[DATA LISTING]
- - - - - - -
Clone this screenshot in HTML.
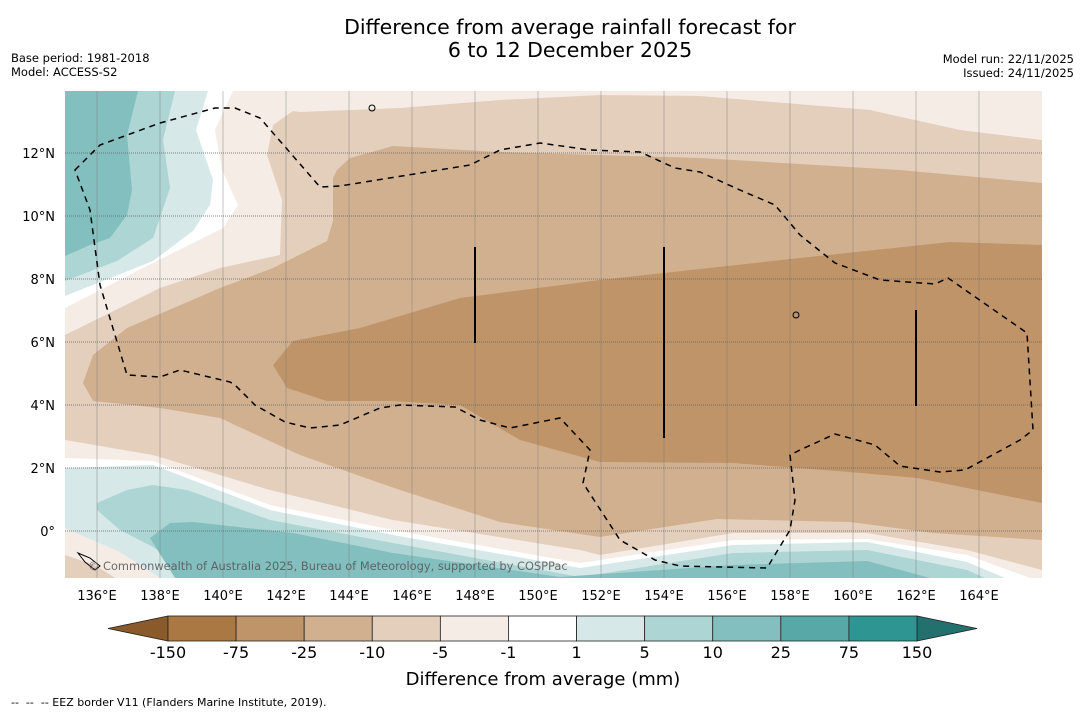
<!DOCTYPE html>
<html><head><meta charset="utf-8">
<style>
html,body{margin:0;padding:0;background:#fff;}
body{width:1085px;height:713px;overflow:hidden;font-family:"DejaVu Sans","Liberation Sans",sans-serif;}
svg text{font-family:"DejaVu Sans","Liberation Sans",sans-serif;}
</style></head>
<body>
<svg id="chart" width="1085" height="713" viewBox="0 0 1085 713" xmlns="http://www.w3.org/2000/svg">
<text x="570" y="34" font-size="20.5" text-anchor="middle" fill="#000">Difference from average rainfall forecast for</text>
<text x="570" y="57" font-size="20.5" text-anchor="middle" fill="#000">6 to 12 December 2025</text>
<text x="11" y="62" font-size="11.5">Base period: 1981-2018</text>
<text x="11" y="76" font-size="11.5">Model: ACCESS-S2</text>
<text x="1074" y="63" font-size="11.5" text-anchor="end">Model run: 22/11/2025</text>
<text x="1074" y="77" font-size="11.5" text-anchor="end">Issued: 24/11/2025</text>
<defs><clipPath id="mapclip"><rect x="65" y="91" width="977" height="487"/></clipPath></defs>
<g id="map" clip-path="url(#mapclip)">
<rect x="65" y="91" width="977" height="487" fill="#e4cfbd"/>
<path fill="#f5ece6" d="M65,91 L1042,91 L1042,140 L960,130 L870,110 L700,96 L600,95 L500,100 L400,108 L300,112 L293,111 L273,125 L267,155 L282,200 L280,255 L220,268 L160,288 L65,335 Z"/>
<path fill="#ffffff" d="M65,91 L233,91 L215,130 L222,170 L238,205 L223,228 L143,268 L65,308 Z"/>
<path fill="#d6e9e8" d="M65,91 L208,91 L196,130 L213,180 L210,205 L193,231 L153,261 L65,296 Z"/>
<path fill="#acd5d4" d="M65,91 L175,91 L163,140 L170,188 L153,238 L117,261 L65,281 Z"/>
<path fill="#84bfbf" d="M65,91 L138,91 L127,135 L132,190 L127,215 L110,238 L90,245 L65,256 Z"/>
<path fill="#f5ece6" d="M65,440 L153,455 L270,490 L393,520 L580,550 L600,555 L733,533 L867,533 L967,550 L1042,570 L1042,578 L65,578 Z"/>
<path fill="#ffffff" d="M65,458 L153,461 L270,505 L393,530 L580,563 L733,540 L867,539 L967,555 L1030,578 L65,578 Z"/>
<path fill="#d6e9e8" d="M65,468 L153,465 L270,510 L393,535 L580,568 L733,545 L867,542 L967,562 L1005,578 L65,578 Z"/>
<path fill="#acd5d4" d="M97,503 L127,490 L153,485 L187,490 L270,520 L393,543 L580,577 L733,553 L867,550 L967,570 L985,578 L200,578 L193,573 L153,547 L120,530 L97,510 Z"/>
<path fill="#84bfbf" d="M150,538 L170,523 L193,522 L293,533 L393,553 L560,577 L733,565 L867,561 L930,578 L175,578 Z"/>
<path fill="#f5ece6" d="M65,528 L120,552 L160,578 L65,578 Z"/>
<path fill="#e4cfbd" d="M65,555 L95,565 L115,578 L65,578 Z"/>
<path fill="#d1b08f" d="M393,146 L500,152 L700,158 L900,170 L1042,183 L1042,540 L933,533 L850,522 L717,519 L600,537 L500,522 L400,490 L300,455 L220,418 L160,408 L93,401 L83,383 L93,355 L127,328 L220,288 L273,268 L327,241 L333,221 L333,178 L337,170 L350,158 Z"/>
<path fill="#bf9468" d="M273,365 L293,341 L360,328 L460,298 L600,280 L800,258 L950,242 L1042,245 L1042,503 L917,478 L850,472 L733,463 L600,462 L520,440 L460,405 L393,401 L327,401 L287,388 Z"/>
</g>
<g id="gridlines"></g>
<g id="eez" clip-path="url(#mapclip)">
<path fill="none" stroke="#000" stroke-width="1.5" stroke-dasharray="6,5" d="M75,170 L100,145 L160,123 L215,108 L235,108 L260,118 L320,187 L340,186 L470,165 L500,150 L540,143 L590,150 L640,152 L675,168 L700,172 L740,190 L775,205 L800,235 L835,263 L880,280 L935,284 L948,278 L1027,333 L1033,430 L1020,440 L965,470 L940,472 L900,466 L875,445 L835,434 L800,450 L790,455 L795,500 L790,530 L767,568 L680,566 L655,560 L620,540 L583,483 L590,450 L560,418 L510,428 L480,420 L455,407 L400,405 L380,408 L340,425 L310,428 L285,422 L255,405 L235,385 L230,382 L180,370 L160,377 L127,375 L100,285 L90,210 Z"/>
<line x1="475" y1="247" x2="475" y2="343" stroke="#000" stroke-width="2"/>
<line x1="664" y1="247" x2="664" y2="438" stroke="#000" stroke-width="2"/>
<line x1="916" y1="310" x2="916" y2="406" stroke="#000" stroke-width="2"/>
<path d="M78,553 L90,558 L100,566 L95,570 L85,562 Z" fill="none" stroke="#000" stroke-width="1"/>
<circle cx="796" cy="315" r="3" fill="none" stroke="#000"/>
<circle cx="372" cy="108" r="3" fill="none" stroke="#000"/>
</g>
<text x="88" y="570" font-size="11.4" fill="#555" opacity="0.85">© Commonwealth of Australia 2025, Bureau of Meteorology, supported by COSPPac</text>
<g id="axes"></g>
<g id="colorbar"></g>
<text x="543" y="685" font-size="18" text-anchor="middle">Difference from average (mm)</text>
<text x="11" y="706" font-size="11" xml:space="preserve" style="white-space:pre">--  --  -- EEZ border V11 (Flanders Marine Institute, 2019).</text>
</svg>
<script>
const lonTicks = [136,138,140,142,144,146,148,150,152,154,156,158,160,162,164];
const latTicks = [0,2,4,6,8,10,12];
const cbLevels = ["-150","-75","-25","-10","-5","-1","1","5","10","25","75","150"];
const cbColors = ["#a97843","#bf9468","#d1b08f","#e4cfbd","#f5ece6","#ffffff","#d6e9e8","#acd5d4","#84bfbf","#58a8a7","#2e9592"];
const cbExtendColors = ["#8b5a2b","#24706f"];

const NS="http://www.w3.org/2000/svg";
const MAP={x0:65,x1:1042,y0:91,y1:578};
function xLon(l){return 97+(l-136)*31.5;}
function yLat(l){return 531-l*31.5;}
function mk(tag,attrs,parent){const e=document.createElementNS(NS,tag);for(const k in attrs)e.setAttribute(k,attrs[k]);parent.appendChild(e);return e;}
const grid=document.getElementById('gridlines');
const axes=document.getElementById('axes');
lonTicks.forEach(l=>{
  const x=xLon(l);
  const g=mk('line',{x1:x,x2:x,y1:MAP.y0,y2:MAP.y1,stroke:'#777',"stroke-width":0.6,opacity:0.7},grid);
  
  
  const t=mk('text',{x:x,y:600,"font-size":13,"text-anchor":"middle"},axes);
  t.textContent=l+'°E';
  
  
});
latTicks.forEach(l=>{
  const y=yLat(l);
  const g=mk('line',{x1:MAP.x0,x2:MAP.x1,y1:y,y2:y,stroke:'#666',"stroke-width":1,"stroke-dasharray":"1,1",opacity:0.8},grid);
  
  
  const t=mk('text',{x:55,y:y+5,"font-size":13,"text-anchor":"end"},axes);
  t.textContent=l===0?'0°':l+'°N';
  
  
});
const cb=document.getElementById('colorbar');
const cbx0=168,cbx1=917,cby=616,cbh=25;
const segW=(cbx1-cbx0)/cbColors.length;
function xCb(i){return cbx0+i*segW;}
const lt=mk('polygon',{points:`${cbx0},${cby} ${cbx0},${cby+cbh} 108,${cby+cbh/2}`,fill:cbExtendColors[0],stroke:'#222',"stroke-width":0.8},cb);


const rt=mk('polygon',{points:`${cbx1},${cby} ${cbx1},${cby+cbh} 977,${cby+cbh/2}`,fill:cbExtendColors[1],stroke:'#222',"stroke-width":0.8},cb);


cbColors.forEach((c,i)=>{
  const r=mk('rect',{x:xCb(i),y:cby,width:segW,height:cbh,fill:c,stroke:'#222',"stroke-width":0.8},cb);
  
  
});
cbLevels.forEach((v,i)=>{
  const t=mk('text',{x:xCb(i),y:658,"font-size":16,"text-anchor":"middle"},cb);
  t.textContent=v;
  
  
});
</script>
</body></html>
- - - - - - -
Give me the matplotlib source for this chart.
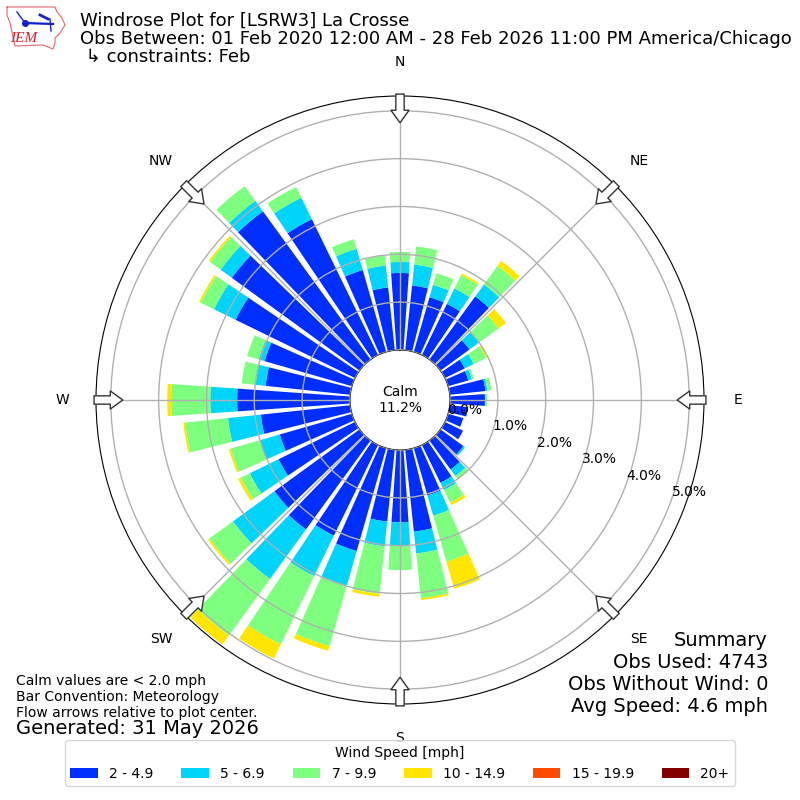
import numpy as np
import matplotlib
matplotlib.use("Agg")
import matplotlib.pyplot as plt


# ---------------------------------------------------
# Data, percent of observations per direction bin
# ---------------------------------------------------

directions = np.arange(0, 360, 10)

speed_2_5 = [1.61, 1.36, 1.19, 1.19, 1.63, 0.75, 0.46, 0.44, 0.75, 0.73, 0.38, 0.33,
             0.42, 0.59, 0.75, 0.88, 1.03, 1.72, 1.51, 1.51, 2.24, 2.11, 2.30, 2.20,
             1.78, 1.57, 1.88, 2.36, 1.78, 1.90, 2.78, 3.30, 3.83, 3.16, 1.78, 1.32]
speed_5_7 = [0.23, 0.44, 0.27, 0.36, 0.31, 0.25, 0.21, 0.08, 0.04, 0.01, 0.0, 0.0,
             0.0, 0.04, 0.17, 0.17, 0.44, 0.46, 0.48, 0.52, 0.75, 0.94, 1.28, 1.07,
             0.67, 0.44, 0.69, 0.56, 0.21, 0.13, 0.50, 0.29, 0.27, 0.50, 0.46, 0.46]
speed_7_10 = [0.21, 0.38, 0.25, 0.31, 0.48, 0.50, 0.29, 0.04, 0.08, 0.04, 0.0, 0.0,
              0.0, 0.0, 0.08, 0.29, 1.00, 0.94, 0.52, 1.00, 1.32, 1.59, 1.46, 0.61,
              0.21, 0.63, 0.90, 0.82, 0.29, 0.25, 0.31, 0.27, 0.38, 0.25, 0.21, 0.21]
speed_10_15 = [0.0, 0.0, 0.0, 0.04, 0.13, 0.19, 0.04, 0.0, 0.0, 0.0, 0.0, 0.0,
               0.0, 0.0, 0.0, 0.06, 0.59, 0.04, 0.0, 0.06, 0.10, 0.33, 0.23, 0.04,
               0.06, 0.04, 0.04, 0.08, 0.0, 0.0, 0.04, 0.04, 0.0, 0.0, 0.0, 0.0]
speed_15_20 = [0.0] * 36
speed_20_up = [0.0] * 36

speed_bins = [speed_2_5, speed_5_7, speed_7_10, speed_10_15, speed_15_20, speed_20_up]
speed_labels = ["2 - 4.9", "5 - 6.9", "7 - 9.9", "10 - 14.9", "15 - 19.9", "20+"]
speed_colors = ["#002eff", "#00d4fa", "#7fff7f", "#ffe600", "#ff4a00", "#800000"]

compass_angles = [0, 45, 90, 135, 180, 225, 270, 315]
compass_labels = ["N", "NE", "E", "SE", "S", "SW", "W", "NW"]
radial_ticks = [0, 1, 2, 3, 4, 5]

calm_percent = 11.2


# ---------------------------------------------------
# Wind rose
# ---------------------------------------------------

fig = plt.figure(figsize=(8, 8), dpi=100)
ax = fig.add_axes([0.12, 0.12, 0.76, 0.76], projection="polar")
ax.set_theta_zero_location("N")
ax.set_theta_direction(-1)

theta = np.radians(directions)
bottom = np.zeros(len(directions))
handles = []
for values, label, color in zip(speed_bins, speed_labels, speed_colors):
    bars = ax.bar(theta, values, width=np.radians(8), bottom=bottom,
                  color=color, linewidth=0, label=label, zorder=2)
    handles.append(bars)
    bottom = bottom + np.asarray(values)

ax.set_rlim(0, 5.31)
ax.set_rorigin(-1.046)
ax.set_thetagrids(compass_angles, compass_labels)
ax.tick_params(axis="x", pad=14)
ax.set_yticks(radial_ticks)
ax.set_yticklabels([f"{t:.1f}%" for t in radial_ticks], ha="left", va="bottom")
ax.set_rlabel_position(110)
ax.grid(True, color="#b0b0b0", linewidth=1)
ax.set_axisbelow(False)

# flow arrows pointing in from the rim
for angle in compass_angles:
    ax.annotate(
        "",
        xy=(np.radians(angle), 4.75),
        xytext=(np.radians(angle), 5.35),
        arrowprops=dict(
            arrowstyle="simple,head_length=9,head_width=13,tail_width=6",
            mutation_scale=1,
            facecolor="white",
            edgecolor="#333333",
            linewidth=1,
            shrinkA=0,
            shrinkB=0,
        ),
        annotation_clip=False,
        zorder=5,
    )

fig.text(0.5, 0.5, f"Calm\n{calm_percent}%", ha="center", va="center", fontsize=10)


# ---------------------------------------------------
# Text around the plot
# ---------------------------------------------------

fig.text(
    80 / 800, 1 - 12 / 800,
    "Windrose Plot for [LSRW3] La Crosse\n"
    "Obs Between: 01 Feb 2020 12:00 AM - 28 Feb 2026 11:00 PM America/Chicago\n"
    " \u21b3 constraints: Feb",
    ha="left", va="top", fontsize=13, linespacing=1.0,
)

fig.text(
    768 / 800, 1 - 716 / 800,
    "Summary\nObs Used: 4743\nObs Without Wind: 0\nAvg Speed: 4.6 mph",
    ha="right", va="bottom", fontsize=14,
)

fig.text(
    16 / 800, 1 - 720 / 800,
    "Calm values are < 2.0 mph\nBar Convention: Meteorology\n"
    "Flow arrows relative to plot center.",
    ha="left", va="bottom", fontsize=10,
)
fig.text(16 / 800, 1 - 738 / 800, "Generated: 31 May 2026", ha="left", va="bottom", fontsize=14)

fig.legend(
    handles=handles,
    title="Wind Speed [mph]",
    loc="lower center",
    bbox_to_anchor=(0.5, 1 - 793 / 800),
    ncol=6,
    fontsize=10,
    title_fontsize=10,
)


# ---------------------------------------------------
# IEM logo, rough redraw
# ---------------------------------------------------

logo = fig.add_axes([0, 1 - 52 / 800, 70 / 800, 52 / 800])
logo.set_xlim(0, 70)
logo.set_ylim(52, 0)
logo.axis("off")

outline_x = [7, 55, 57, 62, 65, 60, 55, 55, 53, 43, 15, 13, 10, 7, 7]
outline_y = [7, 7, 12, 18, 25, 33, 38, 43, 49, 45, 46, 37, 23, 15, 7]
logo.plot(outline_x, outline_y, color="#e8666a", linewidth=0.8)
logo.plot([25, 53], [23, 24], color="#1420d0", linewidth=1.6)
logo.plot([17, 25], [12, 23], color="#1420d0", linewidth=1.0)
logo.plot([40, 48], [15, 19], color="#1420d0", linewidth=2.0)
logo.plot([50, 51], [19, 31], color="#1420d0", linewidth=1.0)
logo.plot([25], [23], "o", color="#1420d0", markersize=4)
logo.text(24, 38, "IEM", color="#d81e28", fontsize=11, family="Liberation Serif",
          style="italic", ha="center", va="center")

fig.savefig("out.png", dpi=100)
- - - - - - -
[SHORT TASK] Starting at the line that contains "Give me the matplotlib source for this chart." and stopping after the line that contains "ax.set_theta_direction(-1)", copy every line exactly. Leave any pictures behind.

[FINISHED ANSWER]
Give me the matplotlib source for this chart.
import numpy as np
import matplotlib
matplotlib.use("Agg")
import matplotlib.pyplot as plt


# ---------------------------------------------------
# Data, percent of observations per direction bin
# ---------------------------------------------------

directions = np.arange(0, 360, 10)

speed_2_5 = [1.61, 1.36, 1.19, 1.19, 1.63, 0.75, 0.46, 0.44, 0.75, 0.73, 0.38, 0.33,
             0.42, 0.59, 0.75, 0.88, 1.03, 1.72, 1.51, 1.51, 2.24, 2.11, 2.30, 2.20,
             1.78, 1.57, 1.88, 2.36, 1.78, 1.90, 2.78, 3.30, 3.83, 3.16, 1.78, 1.32]
speed_5_7 = [0.23, 0.44, 0.27, 0.36, 0.31, 0.25, 0.21, 0.08, 0.04, 0.01, 0.0, 0.0,
             0.0, 0.04, 0.17, 0.17, 0.44, 0.46, 0.48, 0.52, 0.75, 0.94, 1.28, 1.07,
             0.67, 0.44, 0.69, 0.56, 0.21, 0.13, 0.50, 0.29, 0.27, 0.50, 0.46, 0.46]
speed_7_10 = [0.21, 0.38, 0.25, 0.31, 0.48, 0.50, 0.29, 0.04, 0.08, 0.04, 0.0, 0.0,
              0.0, 0.0, 0.08, 0.29, 1.00, 0.94, 0.52, 1.00, 1.32, 1.59, 1.46, 0.61,
              0.21, 0.63, 0.90, 0.82, 0.29, 0.25, 0.31, 0.27, 0.38, 0.25, 0.21, 0.21]
speed_10_15 = [0.0, 0.0, 0.0, 0.04, 0.13, 0.19, 0.04, 0.0, 0.0, 0.0, 0.0, 0.0,
               0.0, 0.0, 0.0, 0.06, 0.59, 0.04, 0.0, 0.06, 0.10, 0.33, 0.23, 0.04,
               0.06, 0.04, 0.04, 0.08, 0.0, 0.0, 0.04, 0.04, 0.0, 0.0, 0.0, 0.0]
speed_15_20 = [0.0] * 36
speed_20_up = [0.0] * 36

speed_bins = [speed_2_5, speed_5_7, speed_7_10, speed_10_15, speed_15_20, speed_20_up]
speed_labels = ["2 - 4.9", "5 - 6.9", "7 - 9.9", "10 - 14.9", "15 - 19.9", "20+"]
speed_colors = ["#002eff", "#00d4fa", "#7fff7f", "#ffe600", "#ff4a00", "#800000"]

compass_angles = [0, 45, 90, 135, 180, 225, 270, 315]
compass_labels = ["N", "NE", "E", "SE", "S", "SW", "W", "NW"]
radial_ticks = [0, 1, 2, 3, 4, 5]

calm_percent = 11.2


# ---------------------------------------------------
# Wind rose
# ---------------------------------------------------

fig = plt.figure(figsize=(8, 8), dpi=100)
ax = fig.add_axes([0.12, 0.12, 0.76, 0.76], projection="polar")
ax.set_theta_zero_location("N")
ax.set_theta_direction(-1)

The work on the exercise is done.